** Supplied records **
## Begin

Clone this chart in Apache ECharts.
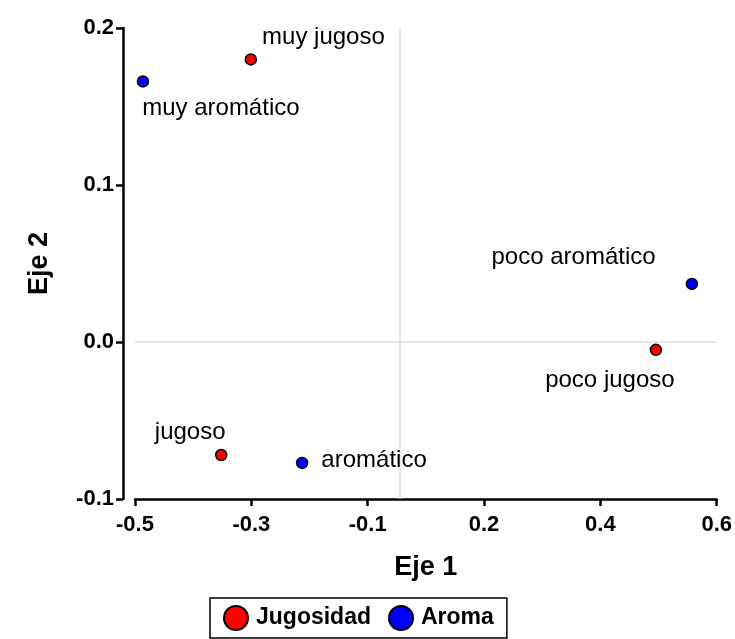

## End
## Begin

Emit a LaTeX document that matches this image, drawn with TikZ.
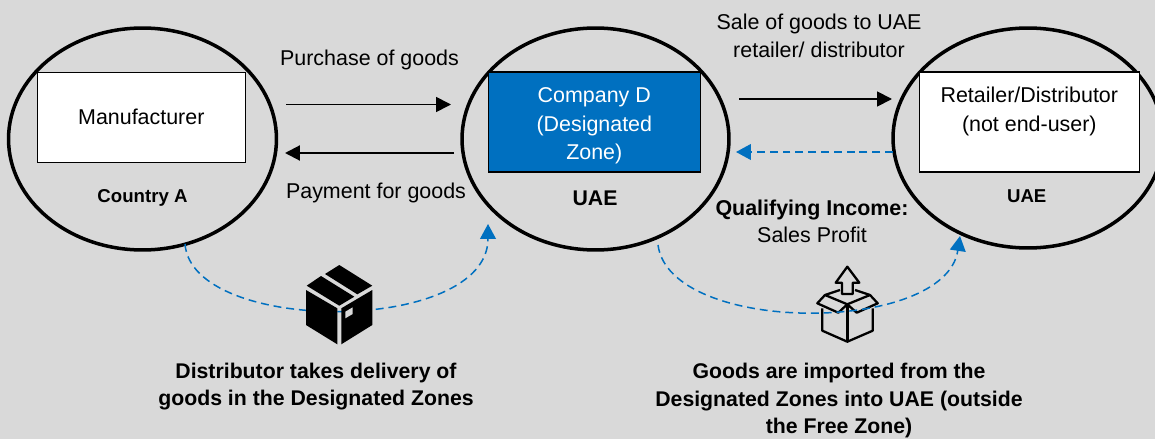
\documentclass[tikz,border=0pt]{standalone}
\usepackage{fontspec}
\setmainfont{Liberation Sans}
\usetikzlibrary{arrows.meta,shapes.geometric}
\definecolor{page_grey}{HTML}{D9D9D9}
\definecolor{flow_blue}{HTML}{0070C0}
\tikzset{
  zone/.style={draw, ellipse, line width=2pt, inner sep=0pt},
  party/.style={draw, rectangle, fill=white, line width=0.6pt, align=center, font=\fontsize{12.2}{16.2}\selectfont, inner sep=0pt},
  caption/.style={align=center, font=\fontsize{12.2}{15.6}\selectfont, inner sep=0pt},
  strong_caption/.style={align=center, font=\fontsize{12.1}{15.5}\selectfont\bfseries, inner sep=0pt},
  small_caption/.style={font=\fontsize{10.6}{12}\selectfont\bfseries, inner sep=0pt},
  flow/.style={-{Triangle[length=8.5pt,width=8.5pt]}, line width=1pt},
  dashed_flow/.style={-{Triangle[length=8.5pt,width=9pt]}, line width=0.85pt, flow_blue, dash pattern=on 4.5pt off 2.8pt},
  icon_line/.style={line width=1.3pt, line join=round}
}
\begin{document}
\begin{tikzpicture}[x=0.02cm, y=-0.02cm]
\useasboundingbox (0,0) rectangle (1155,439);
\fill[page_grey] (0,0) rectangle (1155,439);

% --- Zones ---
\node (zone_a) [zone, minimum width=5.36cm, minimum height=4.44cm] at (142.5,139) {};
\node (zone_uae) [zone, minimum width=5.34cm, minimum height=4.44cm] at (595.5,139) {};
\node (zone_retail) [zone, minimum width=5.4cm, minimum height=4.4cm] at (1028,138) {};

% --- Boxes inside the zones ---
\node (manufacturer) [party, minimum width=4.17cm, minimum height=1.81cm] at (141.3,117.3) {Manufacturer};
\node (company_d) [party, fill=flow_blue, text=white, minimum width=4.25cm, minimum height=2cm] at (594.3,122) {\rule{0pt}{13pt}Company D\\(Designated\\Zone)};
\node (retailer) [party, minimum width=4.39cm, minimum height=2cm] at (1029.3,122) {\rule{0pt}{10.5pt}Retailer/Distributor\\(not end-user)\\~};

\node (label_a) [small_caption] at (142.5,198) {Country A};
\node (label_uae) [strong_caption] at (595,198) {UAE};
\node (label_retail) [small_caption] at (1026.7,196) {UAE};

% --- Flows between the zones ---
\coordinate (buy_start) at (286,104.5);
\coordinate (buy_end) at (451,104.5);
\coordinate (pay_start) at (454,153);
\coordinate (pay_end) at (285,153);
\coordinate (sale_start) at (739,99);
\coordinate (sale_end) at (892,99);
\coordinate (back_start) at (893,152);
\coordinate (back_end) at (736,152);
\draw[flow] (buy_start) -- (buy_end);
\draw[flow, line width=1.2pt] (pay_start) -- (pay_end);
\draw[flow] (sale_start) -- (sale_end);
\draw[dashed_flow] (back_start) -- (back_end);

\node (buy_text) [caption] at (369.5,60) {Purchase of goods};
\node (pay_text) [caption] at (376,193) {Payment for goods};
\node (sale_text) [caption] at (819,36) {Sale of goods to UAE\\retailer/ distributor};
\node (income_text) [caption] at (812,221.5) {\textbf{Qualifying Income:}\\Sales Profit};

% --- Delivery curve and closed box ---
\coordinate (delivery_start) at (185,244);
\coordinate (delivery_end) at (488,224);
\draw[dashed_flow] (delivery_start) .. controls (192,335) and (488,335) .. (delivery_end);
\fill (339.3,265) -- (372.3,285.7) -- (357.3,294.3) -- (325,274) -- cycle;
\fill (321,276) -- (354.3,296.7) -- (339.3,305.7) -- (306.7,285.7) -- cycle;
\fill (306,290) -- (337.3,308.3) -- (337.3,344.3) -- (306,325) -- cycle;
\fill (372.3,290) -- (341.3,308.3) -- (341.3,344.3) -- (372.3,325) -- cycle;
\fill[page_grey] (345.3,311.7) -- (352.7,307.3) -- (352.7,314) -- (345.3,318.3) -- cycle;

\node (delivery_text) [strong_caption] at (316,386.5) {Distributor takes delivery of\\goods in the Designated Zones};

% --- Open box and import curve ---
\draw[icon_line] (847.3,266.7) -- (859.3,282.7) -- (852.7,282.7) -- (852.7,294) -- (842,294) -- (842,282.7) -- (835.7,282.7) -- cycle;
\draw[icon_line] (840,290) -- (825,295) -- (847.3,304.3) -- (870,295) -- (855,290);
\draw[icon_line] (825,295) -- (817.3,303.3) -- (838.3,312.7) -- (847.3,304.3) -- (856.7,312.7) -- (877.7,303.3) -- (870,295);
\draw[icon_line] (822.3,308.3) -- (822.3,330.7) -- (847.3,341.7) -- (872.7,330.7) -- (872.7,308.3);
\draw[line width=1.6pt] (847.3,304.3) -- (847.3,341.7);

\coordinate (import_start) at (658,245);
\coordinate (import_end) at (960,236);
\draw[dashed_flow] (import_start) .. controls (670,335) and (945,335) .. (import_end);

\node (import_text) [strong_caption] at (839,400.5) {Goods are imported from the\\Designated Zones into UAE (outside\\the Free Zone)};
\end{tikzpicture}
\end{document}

## End

** What the exercise asks **
Using the records above, copy every line that has the word "this" in it.

** Task output **
Clone this chart in Apache ECharts.
Emit a LaTeX document that matches this image, drawn with TikZ.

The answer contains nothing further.